Saturday 3 October 2020

A Robin in the Rose Garden sang beautifully from the top of a rose bush.

Starlings waited on the roof of the Lido restaurant to swoop down on scraps.

There was a handsome variegated Feral Pigeon under a tree.

The odd couple of a Herring Gull and a Lesser Black-Backed Gull had a young gull with them, occasionally begging as if they were its parents and it was a hybrid. There are several mid-grey gulls on the lake that could possibly be hybrids of this kind. The offspring of these two closely related species are fertile, so there are all kinds of possibilities for intermediate forms.

A Black-Headed Gull boldly challenged a young Herring Gull for a bit of flatbread. Of course the bigger bird won.

Another young Herring Gull finished the remains of the pigeon killer's breakfast. The pigeon killer and his mate were away, probably looking for lunch in a new place where the pigeons were less wary and easier to catch. An ominous (and inaccurate) weather forecast had kept people out of the park and no one was feeding the birds in his usual place, so there were few pigeons there either.

A first year Black-Headed Gull had a brisk wash and flap.

The familiar EZ73323 stared out from his usual post beside the Serpentine.

The youngest Great Crested Grebes on the lake were making an unstoppable racket, one pursuing each parent. Their father took no notice. They are fed enough and are doing very well.

One of the two Bar-Headed x Greylag Goose hybrids that regularly visit the park took advantage of the small number of people to go up on the Parade Ground and eat some better grass that the scrawny stuff that grows next to the lake.

The Mallard family on the Round Pond, which survived against all odds, are now almost grown up.
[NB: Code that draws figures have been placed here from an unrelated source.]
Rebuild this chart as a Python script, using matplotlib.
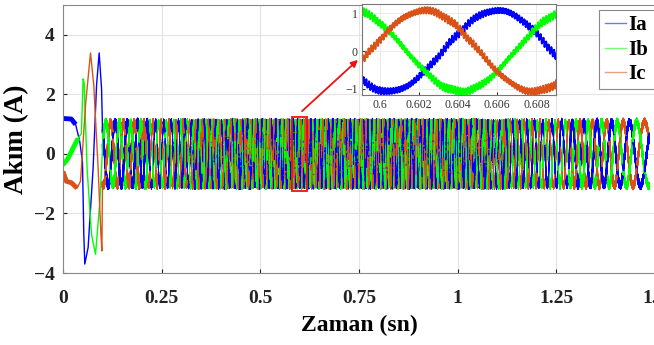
import numpy as np
import matplotlib
matplotlib.use('Agg')
import matplotlib.pyplot as plt

# ---------------- data ----------------
# start-up transient (t in s, current in A)
ta_tr = [0.0, 0.021, 0.032, 0.0425, 0.0493, 0.0527, 0.0552, 0.0636, 0.0763, 0.085, 0.0916, 0.0977]
ia_tr = [1.19, 1.17, 0.99, 0.41, -0.26, -2.7, -3.7, -3.15, -0.48, 2.3, 3.39, 2.19]
tb_tr = [0.0, 0.0127, 0.0255, 0.038, 0.0467, 0.051, 0.0535, 0.061, 0.0722, 0.0824, 0.0934]
ib_tr = [-0.37, -0.15, 0.19, 0.52, 0.69, 2.52, 2.4, -0.48, -2.7, -3.37, -1.59]
tc_tr = [0.0, 0.0085, 0.0212, 0.0356, 0.0443, 0.051, 0.0577, 0.0697, 0.078, 0.089, 0.096, 0.0985]
ic_tr = [-0.59, -0.92, -0.97, -1.15, -0.92, 0.41, 1.74, 3.39, 2.3, -0.48, -2.7, -3.26]
# end of the slow (thick, rippled) part of the start
slow_end = [0.040, 0.046, 0.044]

# steady-state: supply frequency profile (Hz) and amplitude (A)
f_time = [0.10, 0.30, 0.55, 0.95, 1.25, 1.485]
f_hz = [25.0, 58.2, 90.0, 90.0, 40.0, 14.3]
amp = 1.08
t_start, t_end = 0.100, 1.485
t_ref = 0.6023  # time of an Ic peak (read in the inset)

# inset window
zoom_x = [0.5991, 0.6090]
zoom_y = [-1.173, 1.253]

labels = ['Ia', 'Ib', 'Ic']
colors = {'Ia': '#0000ff', 'Ib': '#00ff00', 'Ic': '#d95319'}

# ---------------- build steady-state waveforms ----------------
dt = 2e-5
t = np.arange(t_start, t_end, dt)
f = np.interp(t, f_time, f_hz)
phi = 2 * np.pi * np.cumsum(f) * dt
phi += 2 * np.pi / 3 - np.interp(t_ref, t, phi)
rip = (0.085 * (2 * np.abs(2 * ((t * 7300.0) % 1.0) - 1) - 1)
       + 0.04 * np.sin(2 * np.pi * 21700 * t))
ia = amp * np.cos(phi + 2 * np.pi / 3) + rip
ib = amp * np.cos(phi) + np.roll(rip, 7)
ic = amp * np.cos(phi - 2 * np.pi / 3) + np.roll(rip, 13)

W, H = 654, 345
fig = plt.figure(figsize=(W / 100, H / 100), dpi=100)
plt.rcParams['font.family'] = ['Liberation Serif', 'DejaVu Serif']

ax = fig.add_axes([63 / W, 72 / H, (655 - 63) / W, (273 - 5) / H])
tr = [(ta_tr, ia_tr, 'Ia'), (tb_tr, ib_tr, 'Ib'), (tc_tr, ic_tr, 'Ic')]
ss = [(ia, 'Ia'), (ib, 'Ib'), (ic, 'Ic')]
for (tt, vv, key), (vs, _), se in zip(tr, ss, slow_end):
    ax.plot(np.r_[tt, t[0]], np.r_[vv, vs[0]], color=colors[key], lw=1.0, zorder=2)
    m = np.array(tt) <= se
    ax.plot(np.array(tt)[m], np.array(vv)[m], color=colors[key], lw=3.5,
            solid_capstyle='butt', zorder=2)

# steady state drawn in short pieces, rotating the stacking order of the phases
n_chunk = 150
starts = np.arange(0, len(t), n_chunk)
for k, s0 in enumerate(starts):
    sl = slice(s0, min(s0 + n_chunk + 1, len(t)))
    tm = t[s0]
    lw = 1.1 if (tm < 0.22 or tm > 1.28) else 0.65
    for j, (vs, key) in enumerate(ss):
        ax.plot(t[sl], vs[sl], color=colors[key], lw=lw, zorder=2 + ((j + k) % 3) * 0.01)

ax.set_xlim(0, 1.5)
ax.set_ylim(-4, 5)
ax.set_xticks([0, 0.25, 0.5, 0.75, 1, 1.25, 1.5])
ax.set_xticklabels(['0', '0.25', '0.5', '0.75', '1', '1.25', '1.5'])
ax.set_yticks([-4, -2, 0, 2, 4])
ax.grid(True, color='#e3e3e3', lw=0.8)
ax.set_axisbelow(True)
ax.tick_params(direction='in', length=3, colors='#222222', labelsize=14)
ax.tick_params(axis='x', pad=12)
ax.tick_params(axis='y', pad=6)
for lab in ax.get_xticklabels() + ax.get_yticklabels():
    lab.set_fontweight('bold')
for s in ax.spines.values():
    s.set_color('#888888')
    s.set_linewidth(0.8)
ax.set_xlabel('Zaman (sn)', fontsize=17, fontweight='bold', labelpad=6)
ax.set_ylabel('Akım (A)', fontsize=19.5, fontweight='bold', labelpad=3)

# zoom rectangle and arrow
ax.add_patch(plt.Rectangle((0.5805, -1.26), 0.038, 2.5, fill=False,
                           ec='#ee1111', lw=1.3, zorder=5))
ax.annotate('', xy=(360 / W, 1 - 58 / H), xycoords='figure fraction',
            xytext=(300 / W, 1 - 113 / H), textcoords='figure fraction',
            arrowprops=dict(arrowstyle='-|>', color='#ee1111', lw=1.3, mutation_scale=10))

# inset
axi = fig.add_axes([362 / W, (H - 95) / H, (556 - 362) / W, (95 - 4) / H])
m = (t >= zoom_x[0] - 0.001) & (t <= zoom_x[1] + 0.001)
for vs, key in ss:
    axi.plot(t[m], vs[m], color=colors[key], lw=1.5)
axi.set_xlim(zoom_x)
axi.set_ylim(zoom_y)
axi.set_xticks([0.6, 0.602, 0.604, 0.606, 0.608])
axi.set_xticklabels(['0.6', '0.602', '0.604', '0.606', '0.608'])
axi.set_yticks([-1, 0, 1])
axi.grid(True, color='#e6e6e6', lw=0.6)
axi.tick_params(direction='in', length=2, labelsize=8.5, colors='#333333', pad=3)
for s in axi.spines.values():
    s.set_color('#777777')
    s.set_linewidth(0.8)

# legend: its box runs off the right edge of the canvas, as in the reference
fig.patches.append(plt.Rectangle((599 / W, 1 - 89 / H), 80 / W, 79 / H, transform=fig.transFigure,
                                 fc='white', ec='#888888', lw=0.8, zorder=10))
handles = [plt.Line2D([], [], color=colors[k], lw=1.0, alpha=0.55) for k in labels]
leg = fig.legend(handles, labels, loc='upper left',
                 bbox_to_anchor=(599 / W, 1 - 9 / H), bbox_transform=fig.transFigure,
                 borderaxespad=0, prop={'weight': 'bold', 'size': 15},
                 handlelength=1.0, handletextpad=0.1, labelspacing=0.22, borderpad=0.3,
                 frameon=False)
leg.set_zorder(11)

fig.savefig('out.png', dpi=100)
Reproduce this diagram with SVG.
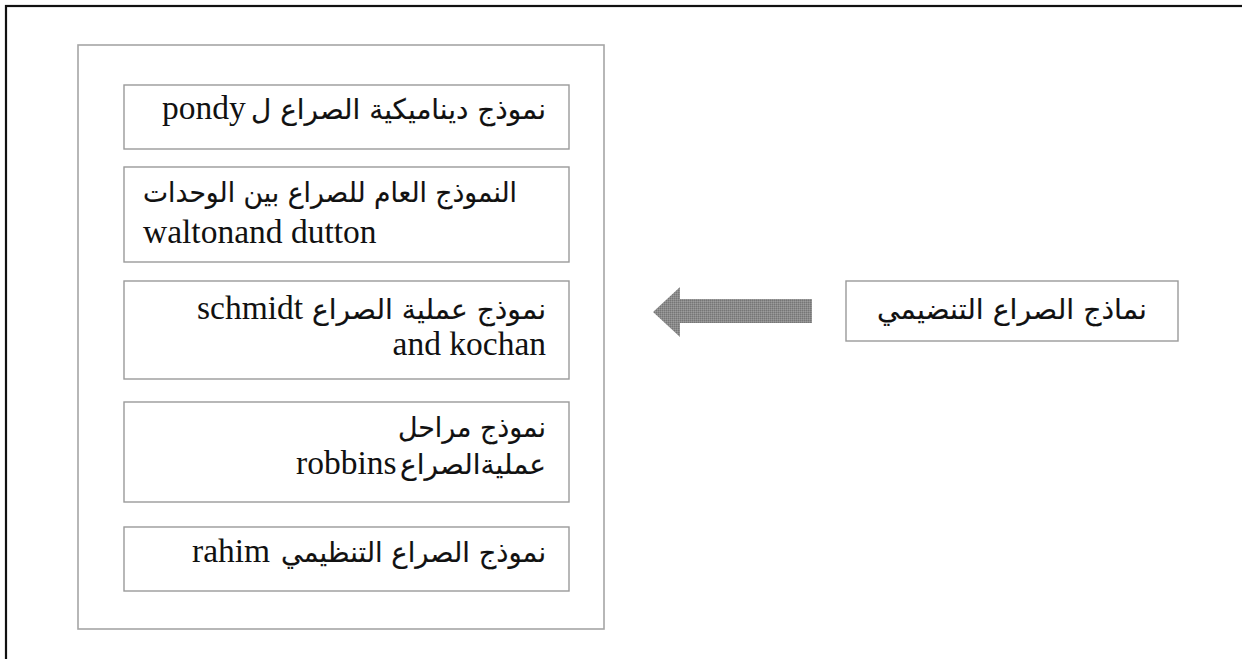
<svg xmlns="http://www.w3.org/2000/svg" width="1242" height="659" viewBox="0 0 1242 659">
  <style>
    .frame { fill: none; stroke: #111; stroke-width: 2.2; }
    .panel { fill: #fff; stroke: #a6a6a6; stroke-width: 1.6; }
    .box { fill: #fff; stroke: #9a9a9a; stroke-width: 1.4; }
    .lat { font-family: "Liberation Serif", "Times New Roman", serif; font-size: 33.5px; fill: #111; }
    .ar { font-family: "DejaVu Sans", "Noto Sans", sans-serif; font-size: 28px; fill: #111; stroke: #111; stroke-width: 0.15; }
  </style>
  <defs>
    <pattern id="dither" width="2" height="2" patternUnits="userSpaceOnUse">
      <rect width="2" height="2" fill="#8a8a8a"/>
      <rect width="1" height="1" fill="#767676"/>
      <rect x="1" y="1" width="1" height="1" fill="#9c9c9c"/>
    </pattern>
  </defs>

  <rect width="1242" height="659" fill="#fff"/>
  <!-- page border -->
  <rect class="frame" x="6" y="6" width="1260" height="680"/>

  <!-- container of the models -->
  <g id="models-panel">
    <rect class="panel" x="78" y="45" width="526" height="584"/>
  </g>

  <g id="model-pondy">
    <rect class="box" x="124" y="85" width="445" height="64"/>
    <text class="lat" x="162" y="119">pondy</text>
    <text class="ar" x="251" y="119" textLength="295" lengthAdjust="spacingAndGlyphs">نموذج ديناميكية الصراع ل</text>
  </g>

  <g id="model-walton">
    <rect class="box" x="124" y="167" width="445" height="95"/>
    <text class="ar" x="143" y="202" textLength="374" lengthAdjust="spacingAndGlyphs">النموذج العام للصراع بين الوحدات</text>
    <text class="lat" x="143" y="243">waltonand dutton</text>
  </g>

  <g id="model-schmidt">
    <rect class="box" x="124" y="281" width="445" height="98"/>
    <text class="lat" x="197" y="319">schmidt</text>
    <text class="ar" x="312" y="319" textLength="234" lengthAdjust="spacingAndGlyphs">نموذج عملية الصراع</text>
    <text class="lat" x="546" y="355" text-anchor="end">and kochan</text>
  </g>

  <g id="model-robbins">
    <rect class="box" x="124" y="402" width="445" height="100"/>
    <text class="ar" x="398" y="437" textLength="148" lengthAdjust="spacingAndGlyphs">نموذج مراحل</text>
    <text class="lat" x="296" y="474">robbins</text>
    <text class="ar" x="400" y="474" textLength="146" lengthAdjust="spacingAndGlyphs">عمليةالصراع</text>
  </g>

  <g id="model-rahim">
    <rect class="box" x="124" y="527" width="445" height="64"/>
    <text class="lat" x="192" y="562">rahim</text>
    <text class="ar" x="281" y="562" textLength="265" lengthAdjust="spacingAndGlyphs">نموذج الصراع التنظيمي</text>
  </g>

  <g id="conflict-models">
    <rect class="box" x="846" y="281" width="332" height="60"/>
    <text class="ar" x="877" y="319" textLength="270" lengthAdjust="spacingAndGlyphs">نماذج الصراع التنضيمي</text>
  </g>

  <!-- block arrow pointing to the list of models -->
  <g id="connectors">
    <path d="M653,312 L680,287 L680,299 L812,299 L812,323 L680,323 L680,337 Z" fill="url(#dither)"/>
  </g>
</svg>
There was a huge number of Pochards on the Long Water, almost all drakes -- the sexes migrate separately, but even when both are present males heavily outnumber females.

A Common Wasp (right) and its mimic, the hoverfly Myathropa florea, were side by side on an ivy flower. It's not really a very good mimic and even the human eye can easily tell them apart at a distance. Probably many birds can too, but even the slightest resemblance to a venomous species can help in the struggle to survive.

The hoverfly Eristalis pertinax does a better job of mimicking a dark Honeybee.

There wasn't a Honeybee on the ivy to compare, so here's a picture I took a while ago of one on a marigold.

The arbutus tree near the bridge attracted a Buff-Tailed Bumblebee.

The tree flowers in the autumn at the same time as its very slow developing fruits ripen. They both look slightly like and taste faintly of strawberries, hence the popular name 'strawberry tree'.

Pliny the Elder in his Natural History advised against keeping Honeybees near an arbutus, as the flowers make bitter tasting honey.

8 comments:

  1. Pedant's corner. Venomous, rather than poisonous.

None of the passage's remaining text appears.